Exercise E.2 --- Probabilistic Programming for Sports

Research one probabilistic programming framework (PyMC, Stan, Turing.jl, or NumPyro) and write a 400-600 word summary of (a) its computational approach (MCMC algorithm used), (b) its strengths and weaknesses for sports modeling, (c) at least one published sports application, and (d) a comparison with at least one alternative framework.


Exercise E.3 --- Bayesian Approaches to Market Efficiency

Research how Bayesian methods have been used to study the efficiency of sports betting markets. Find at least two academic papers or substantive analyses that use Bayesian techniques to test whether betting markets are efficient. For each, summarize (a) the research question, (b) the Bayesian methodology used, (c) the key findings, and (d) implications for bettors.


Exercise E.4 --- Hierarchical Models in Team Sports

Research hierarchical Bayesian models as applied to team sports ratings. Find at least two examples (papers, blog posts, or open-source implementations) of hierarchical models used for rating teams. For each, describe (a) the sport and prediction target, (b) the hierarchical structure (what is shared across teams), (c) how the model handles new or relocated teams, and (d) how it compares to non-hierarchical alternatives.


Exercise E.5 --- Bayesian Optimization for Betting Strategy Tuning

Research Bayesian optimization and how it could be applied to tuning betting strategy hyperparameters (e.g., edge thresholds, Kelly fraction multipliers, model weights). Write a 400-600 word summary covering (a) the basic idea of Bayesian optimization (surrogate models, acquisition functions), (b) why it is suitable for betting strategy tuning where each evaluation is expensive (a full backtest), (c) a concrete example of what you would optimize, and (d) potential pitfalls (overfitting to backtested performance).


Scoring Guide

Part Problems Points Each Total Points
A: Conceptual Understanding 8 5 40
B: Calculations 7 5 35
C: Programming Challenges 5 10 50
D: Analysis & Interpretation 5 5 25
E: Research & Extension 5 5 25
Total 30 --- 175

Grading Criteria

Part A (Conceptual): Full credit requires clear, accurate explanations that demonstrate understanding of Bayesian principles and their relevance to sports betting.

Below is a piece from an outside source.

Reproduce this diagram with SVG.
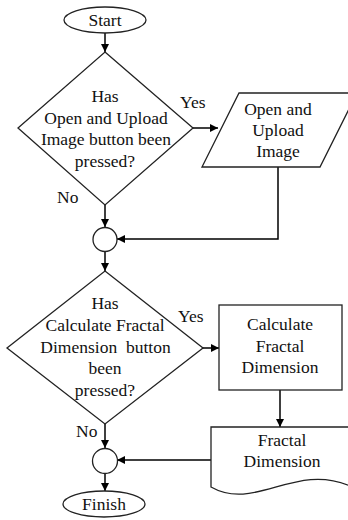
<svg xmlns="http://www.w3.org/2000/svg" width="348" height="520" viewBox="0 0 348 520">
<defs>
<marker id="ah" viewBox="0 0 10 10" refX="10" refY="5" markerWidth="9" markerHeight="8" markerUnits="userSpaceOnUse" orient="auto">
<path d="M0,0 L10,5 L0,10 z" fill="#000"/>
</marker>
<style>
.s{fill:#fff;stroke:#222;stroke-width:1.3}
.c{fill:none;stroke:#000;stroke-width:1.5;marker-end:url(#ah)}
text{font-family:'Liberation Serif',serif;font-size:17.5px;fill:#111}
.m{text-anchor:middle}
</style>
</defs>
<rect width="348" height="520" fill="#fff"/>
<g id="connectors">
<path class="c" d="M105,33 V52"/>
<path class="c" d="M193,128 H218"/>
<path class="c" d="M105,205 V227"/>
<path class="c" d="M278,167 V239 H117"/>
<path class="c" d="M105,251 V271"/>
<path class="c" d="M203,348 H219"/>
<path class="c" d="M280,390 V427"/>
<path class="c" d="M105,424 V448"/>
<path class="c" d="M211,460 H117"/>
<path class="c" d="M105,473 V491"/>
</g>
<g id="start">
<ellipse class="s" cx="105" cy="20" rx="41" ry="13"/>
<text class="m" x="105" y="26">Start</text>
</g>
<g id="decision1">
<polygon class="s" points="105,52 193,128 105,205 18,128"/>
<text class="m" x="105" y="102">Has</text>
<text class="m" x="106" y="123.5">Open and Upload</text>
<text class="m" x="106" y="145">Image button been</text>
<text class="m" x="105" y="166.5">pressed?</text>
</g>
<text x="180" y="108">Yes</text>
<text x="57" y="203">No</text>
<g id="openUpload">
<polygon class="s" points="239,93 357,93 320,167 202,167"/>
<text class="m" x="278" y="115">Open and</text>
<text class="m" x="278" y="136">Upload</text>
<text class="m" x="278" y="157">Image</text>
</g>
<g id="merge1">
<circle class="s" cx="105" cy="239.5" r="12"/>
</g>
<g id="decision2">
<polygon class="s" points="105,271 203,348 105,424 7,348"/>
<text class="m" x="105" y="309">Has</text>
<text class="m" x="105" y="331">Calculate Fractal</text>
<text class="m" x="105.5" y="352.5">Dimension&#160; button</text>
<text class="m" x="105" y="374">been</text>
<text class="m" x="105" y="395.5">pressed?</text>
</g>
<text x="178" y="322">Yes</text>
<text x="76" y="437">No</text>
<g id="calculate">
<rect class="s" x="219" y="305" width="123" height="85"/>
<text class="m" x="280" y="330">Calculate</text>
<text class="m" x="280" y="351.5">Fractal</text>
<text class="m" x="280" y="373">Dimension</text>
</g>
<g id="fractalDimension">
<path class="s" d="M211,427 H360 V486 L350,486 C295,462 255,512 211,487 Z"/>
<text class="m" x="282" y="446">Fractal</text>
<text class="m" x="282" y="467">Dimension</text>
</g>
<g id="merge2">
<circle class="s" cx="105" cy="461" r="12.5"/>
</g>
<g id="finish">
<ellipse class="s" cx="104" cy="504" rx="41" ry="13"/>
<text class="m" x="104" y="510">Finish</text>
</g>
</svg>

Partial credit for incomplete but correct reasoning.

Part B (Calculations): Full credit requires correct final answers with all work shown. Partial credit for correct methodology with arithmetic errors.

Part C (Programming): Graded on correctness (40%), code quality and documentation (30%), and test coverage (30%). Code must execute without errors.

Part D (Analysis): Graded on analytical depth, logical reasoning, and appropriate application of Bayesian concepts to real-world betting scenarios. Multiple valid approaches may exist.

Part E (Research): Graded on research quality, source credibility, analytical depth, and clear writing. Minimum source requirements specified per problem.


Solutions: Complete worked solutions for all exercises are available in code/exercise-solutions.py. For programming challenges, reference implementations are provided in the code/ directory.